= Polyplocology =

Polyplocology from the Ancient Greek ‘polys’ (multiple), ‘plokè’ (entangled and plot) and ‘logos’ (account of) is an expression introduced by Lambros Couloubaritsis in his 2014 work “La philosophie face à la question de la complexité : le défi majeur du 21^{e} siècle.” (philosophy confronted with the complexity question: the biggest challenge for the 21st century). It addresses reality conceived as a multitude of entangled stories and has the same etymological origin as ‘complexity’ and ‘complicated’.

Complexity and complicated can be retraced to the Latin terms ‘com’ (together) and ‘plex’ (from ‘plicāre’ or to fold) which finds it origin in the Ancient Greek ‘ploké’. Couloubaritsis, following others such as Edgar Morin and Olivier Hamant, emphasizes that something complex and something complicated are altogether different. Something complicated, such as a watch, which generally is linear, is characterized by local (inter)relations which do not lead to the emergence of something new. Something complex is also characterized by (inter)actions or entities in close collaboration, which through their interactions give rise to the emergence of something new.

The polyplocology or complexology endeavours to understand reality in its complexity because it implies a multitude of interactions. These interactions actualize dynamic relations and feed backs, antagonisms and associations, interactive entanglements and interwovenness between all things (live beings and their activities as well as the non-living) and their environments, which are actualised through their configurating activity.

Couloubaritsis endeavours to surpass de different approaches of henology of the One and the Multitude, which often are detached from everyday experiences, by reverting to models and abstraction, but nevertheless demonstrate a metaphysical structure. According to Couloubaritsis nor ontology, nor the study of complexity can grasp complexity.

The polyplocology, following Couloubaritsis, is the method to understand complexity because it combines henology, agathology and ontology to understand complexity.

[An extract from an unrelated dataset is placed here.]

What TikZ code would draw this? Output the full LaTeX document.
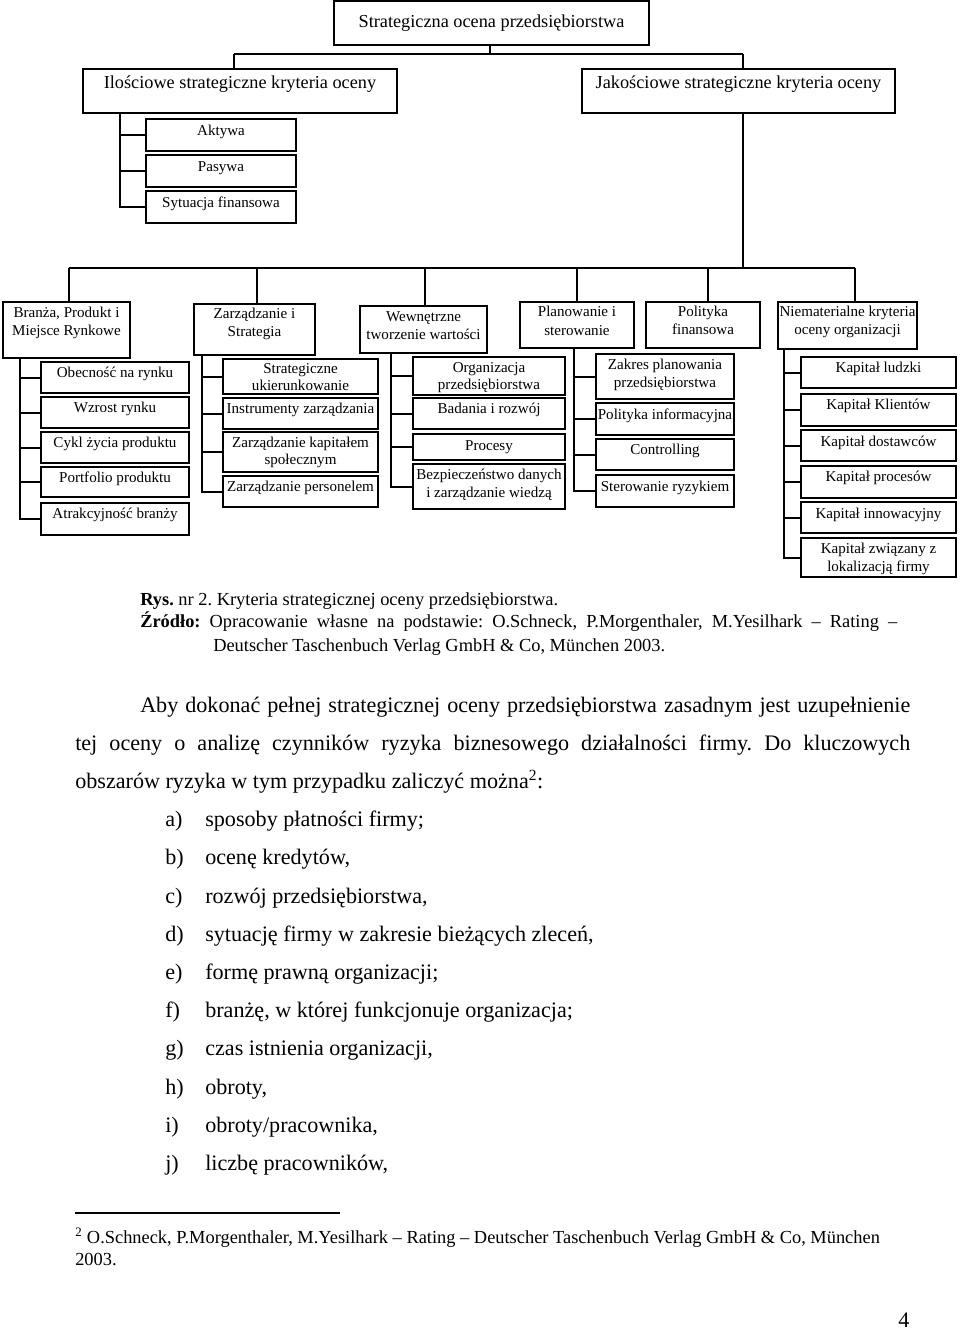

In her doctoral thesis "Being in Becoming. A philosophical Study of Entanglement or the Rationale of the Polyplocology" Photis Schurmans proposes a new worldview starting from Lambros Couloubaritsis's polyplocology. She argues that reality is a fundamental interweaving, in which all phenomenons are entangled with each other in permanent complexity. Systems according to her are not static, but are continuously formed by their interactions. Reality is not a set of fixed 'things' but a permanent process of becoming through the profound entanglement. The polyplocology is a methodology to grasp the transition from chaos to meaningful structures. Reality is both a unity and a multitude whereby a new henological, ontological and agathological approach is proposed.